Ob man sich diesen ergrei­fenden Szenen nun eher kultur­pes­si­mis­tisch nähern will oder nicht: Schade ist so oder so, dass One Life nur marginal gelingt, ihr Entstehen, also die umfas­sen­deren kultu­rellen Mecha­nismen ihrer Mythen­bil­dung frei­zu­legen. Statt­dessen wieder­holt und festigt der Film reine Resultate. Er verwei­gert sich einem Bohren in der Sensa­ti­ons­logik der medialen Bilder. Er imitiert auch hier allein, lässt den Helden noch einmal in Groß­auf­nahme wässrige Augen bekommen, sucht noch einmal das große Gefühl in seiner Adaption des realen Moments. Seine insze­na­to­ri­schen Mittel sind rein affir­ma­tiver Natur. Zum Denkmal taugt das, zum anre­genden Weiter­denken oder einer produk­tiven filmi­schen Aneignung eher wenig.
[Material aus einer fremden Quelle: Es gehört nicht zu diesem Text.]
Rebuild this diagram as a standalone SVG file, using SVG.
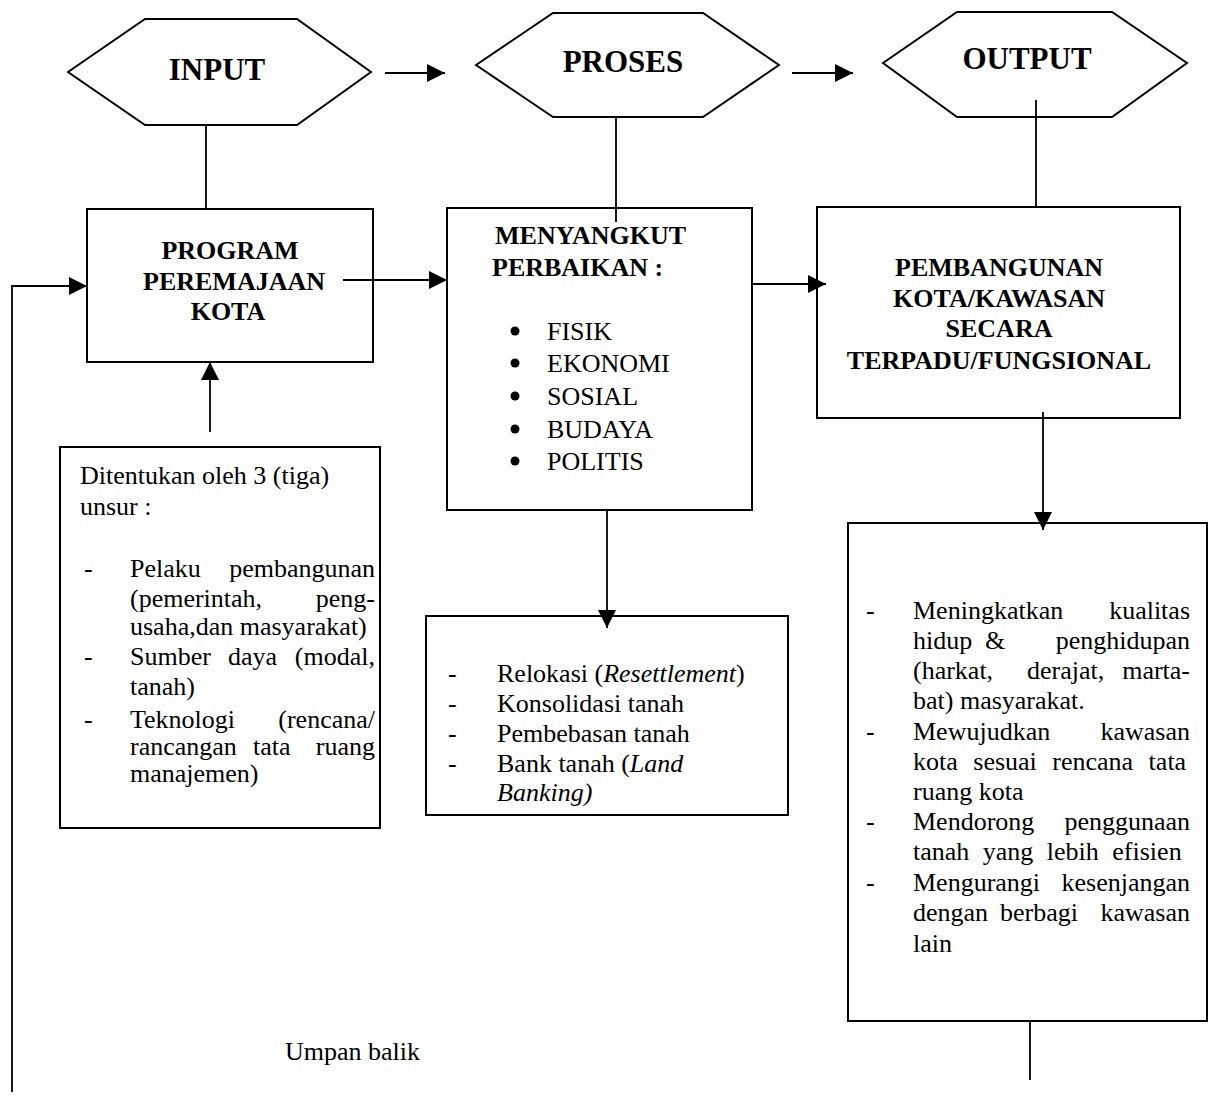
<svg xmlns="http://www.w3.org/2000/svg" width="1209" height="1097" viewBox="0 0 1209 1097">
  <style>
    .shape { fill: #ffffff; stroke: #000000; stroke-width: 2; }
    .conn { fill: none; stroke: #000000; stroke-width: 1.8; }
    .t { font-family: "Liberation Serif", "Times New Roman", serif; font-size: 26px; fill: #000000; }
    .b { font-weight: bold; }
    .hex { font-family: "Liberation Serif", "Times New Roman", serif; font-size: 31px; font-weight: bold; fill: #000000; text-anchor: middle; }
    .c { text-anchor: middle; }
    .e { text-anchor: end; }
    .i { font-style: italic; }
  </style>
  <defs>
    <marker id="arrow" viewBox="0 0 10 10" refX="10" refY="5" markerWidth="21" markerHeight="18" markerUnits="userSpaceOnUse" orient="auto">
      <path d="M0,0 L10,5 L0,10 Z" fill="#000000"/>
    </marker>
  </defs>
  <rect width="1209" height="1097" fill="#ffffff"/>

  <!-- top row: input / proses / output -->
  <g id="hex-input">
    <polygon class="shape" points="68,72 145,19 297,19 371,72 297,125 145,125"/>
    <text class="hex" x="217" y="80">INPUT</text>
  </g>
  <g id="hex-proses">
    <polygon class="shape" points="476,65 553,13 703,13 779,65 703,117 553,117"/>
    <text class="hex" x="623" y="72">PROSES</text>
  </g>
  <g id="hex-output">
    <polygon class="shape" points="883,63 957,12 1112,12 1187,63 1112,117 957,117"/>
    <text class="hex" x="1027" y="69">OUTPUT</text>
  </g>

  <!-- program box -->
  <g id="program">
    <rect class="shape" x="87" y="209" width="286" height="153"/>
    <text class="t b c" x="230" y="259">PROGRAM</text>
    <text class="t b c" x="234" y="290">PEREMAJAAN</text>
    <text class="t b c" x="228" y="320">KOTA</text>
  </g>

  <!-- perbaikan box -->
  <g id="perbaikan">
    <rect class="shape" x="447" y="208" width="305" height="302"/>
    <text class="t b" x="495" y="244">MENYANGKUT</text>
    <text class="t b" x="492" y="276">PERBAIKAN :</text>
    <circle cx="515" cy="331" r="4.5"/>
    <circle cx="515" cy="363" r="4.5"/>
    <circle cx="515" cy="396" r="4.5"/>
    <circle cx="515" cy="429" r="4.5"/>
    <circle cx="515" cy="461" r="4.5"/>
    <text class="t" x="547" y="340">FISIK</text>
    <text class="t" x="547" y="372">EKONOMI</text>
    <text class="t" x="547" y="405">SOSIAL</text>
    <text class="t" x="547" y="438">BUDAYA</text>
    <text class="t" x="547" y="470">POLITIS</text>
  </g>

  <!-- pembangunan box -->
  <g id="pembangunan">
    <rect class="shape" x="817" y="207" width="363" height="211"/>
    <text class="t b c" x="999" y="276">PEMBANGUNAN</text>
    <text class="t b c" x="999" y="307">KOTA/KAWASAN</text>
    <text class="t b c" x="999" y="337">SECARA</text>
    <text class="t b c" x="999" y="369">TERPADU/FUNGSIONAL</text>
  </g>

  <!-- unsur box -->
  <g id="unsur">
    <rect class="shape" x="60" y="447" width="320" height="381"/>
    <text class="t" x="80" y="484">Ditentukan oleh 3 (tiga)</text>
    <text class="t" x="80" y="515">unsur :</text>
    <text class="t" x="84" y="577">-</text>
    <text class="t" x="130" y="577">Pelaku</text>
    <text class="t e" x="375" y="577">pembangunan</text>
    <text class="t" x="130" y="607">(pemerintah,</text>
    <text class="t e" x="375" y="607">peng-</text>
    <text class="t" x="130" y="635">usaha,dan masyarakat)</text>
    <text class="t" x="84" y="665">-</text>
    <text class="t" x="130" y="665">Sumber</text>
    <text class="t" x="228" y="665">daya</text>
    <text class="t e" x="375" y="665">(modal,</text>
    <text class="t" x="130" y="695">tanah)</text>
    <text class="t" x="84" y="728">-</text>
    <text class="t" x="130" y="728">Teknologi</text>
    <text class="t e" x="375" y="728">(rencana/</text>
    <text class="t" x="130" y="755">rancangan</text>
    <text class="t" x="253" y="755">tata</text>
    <text class="t e" x="375" y="755">ruang</text>
    <text class="t" x="130" y="782">manajemen)</text>
  </g>

  <!-- tindakan box -->
  <g id="tindakan">
    <rect class="shape" x="426" y="616" width="362" height="199"/>
    <text class="t" x="448" y="682">-</text>
    <text class="t" x="497" y="682">Relokasi (<tspan class="i">Resettlement</tspan>)</text>
    <text class="t" x="448" y="712">-</text>
    <text class="t" x="497" y="712">Konsolidasi tanah</text>
    <text class="t" x="448" y="742">-</text>
    <text class="t" x="497" y="742">Pembebasan tanah</text>
    <text class="t" x="448" y="772">-</text>
    <text class="t" x="497" y="772">Bank tanah (<tspan class="i">Land</tspan></text>
    <text class="t i" x="497" y="801">Banking)</text>
  </g>

  <!-- hasil box -->
  <g id="hasil">
    <rect class="shape" x="848" y="523" width="359" height="498"/>
    <text class="t" x="866" y="619">-</text>
    <text class="t" x="913" y="619">Meningkatkan</text>
    <text class="t e" x="1190" y="619">kualitas</text>
    <text class="t" x="913" y="649">hidup</text>
    <text class="t" x="985" y="649">&amp;</text>
    <text class="t e" x="1190" y="649">penghidupan</text>
    <text class="t" x="913" y="679">(harkat,</text>
    <text class="t" x="1027" y="679">derajat,</text>
    <text class="t e" x="1190" y="679">marta-</text>
    <text class="t" x="913" y="709">bat) masyarakat.</text>
    <text class="t" x="866" y="740">-</text>
    <text class="t" x="913" y="740">Mewujudkan</text>
    <text class="t e" x="1190" y="740">kawasan</text>
    <text class="t" x="913" y="770" word-spacing="9">kota sesuai rencana tata</text>
    <text class="t" x="913" y="800">ruang kota</text>
    <text class="t" x="866" y="830">-</text>
    <text class="t" x="913" y="830">Mendorong</text>
    <text class="t e" x="1190" y="830">penggunaan</text>
    <text class="t" x="913" y="860" word-spacing="7">tanah yang lebih efisien</text>
    <text class="t" x="866" y="891">-</text>
    <text class="t" x="913" y="891">Mengurangi</text>
    <text class="t e" x="1190" y="891">kesenjangan</text>
    <text class="t" x="913" y="921">dengan</text>
    <text class="t" x="1000" y="921">berbagi</text>
    <text class="t e" x="1190" y="921">kawasan</text>
    <text class="t" x="913" y="952">lain</text>
  </g>

  <!-- feedback label -->
  <g id="umpan-balik">
    <text class="t" x="285" y="1060">Umpan balik</text>
  </g>

  <!-- connectors, drawn over the boxes so arrow tips stay visible -->
  <g id="connectors">
    <line class="conn" x1="385" y1="73" x2="445" y2="73" marker-end="url(#arrow)"/>
    <line class="conn" x1="792" y1="73" x2="853" y2="73" marker-end="url(#arrow)"/>
    <line class="conn" x1="206" y1="125" x2="206" y2="209"/>
    <line class="conn" x1="616" y1="117" x2="616" y2="222"/>
    <line class="conn" x1="1036" y1="100" x2="1036" y2="207"/>
    <line class="conn" x1="343" y1="280" x2="447" y2="280" marker-end="url(#arrow)"/>
    <line class="conn" x1="752" y1="284" x2="826" y2="284" marker-end="url(#arrow)"/>
    <line class="conn" x1="210" y1="432" x2="210" y2="362" marker-end="url(#arrow)"/>
    <line class="conn" x1="607" y1="510" x2="607" y2="628" marker-end="url(#arrow)"/>
    <line class="conn" x1="1043" y1="412" x2="1043" y2="530" marker-end="url(#arrow)"/>
    <polyline class="conn" points="12,1092 12,286 87,286" marker-end="url(#arrow)"/>
    <line class="conn" x1="1030" y1="1022" x2="1030" y2="1080"/>
  </g>
</svg>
Dabei weiß es dieses zwie­späl­tige Werk offen­sicht­lich besser! Es ahnt, dass die gesell­schaft­liche Ausein­an­der­set­zung abseits der vergos­senen Tränen statt­finden muss, um größere Lehren aus den bezeugten Helden­taten zu ziehen. Das eigent­lich Wahr­haf­tige und Aufrüt­telnde findet er nämlich weder in seinen histo­ri­schen Rück­blenden noch im TV-Studio. Statt­dessen lauert es irgendwo ganz unscheinbar im Garten in eckiger, reflek­tie­render Form: als eingangs beschrie­bener Swim­ming­pool – das eine heraus­ste­chende Bild dieses Films. Ein symbol­trächtig aufge­la­dener Ort, der mal zum Vermittler zwischen den Zeiten, mal in trocken­ge­legter Form zum Sinnbild der Entlee­rung und des Verlusts von Erfah­rungen und dann zum wieder gefüllten, leben­digen Schau­platz der Gesel­lig­keit über Gene­ra­tionen hinweg taugt. Er konzen­triert räumlich den gesamten Prozess von One Life und lädt dazu ein, das Graben, Wühlen und Tradieren in einem Austausch nicht zu vergessen.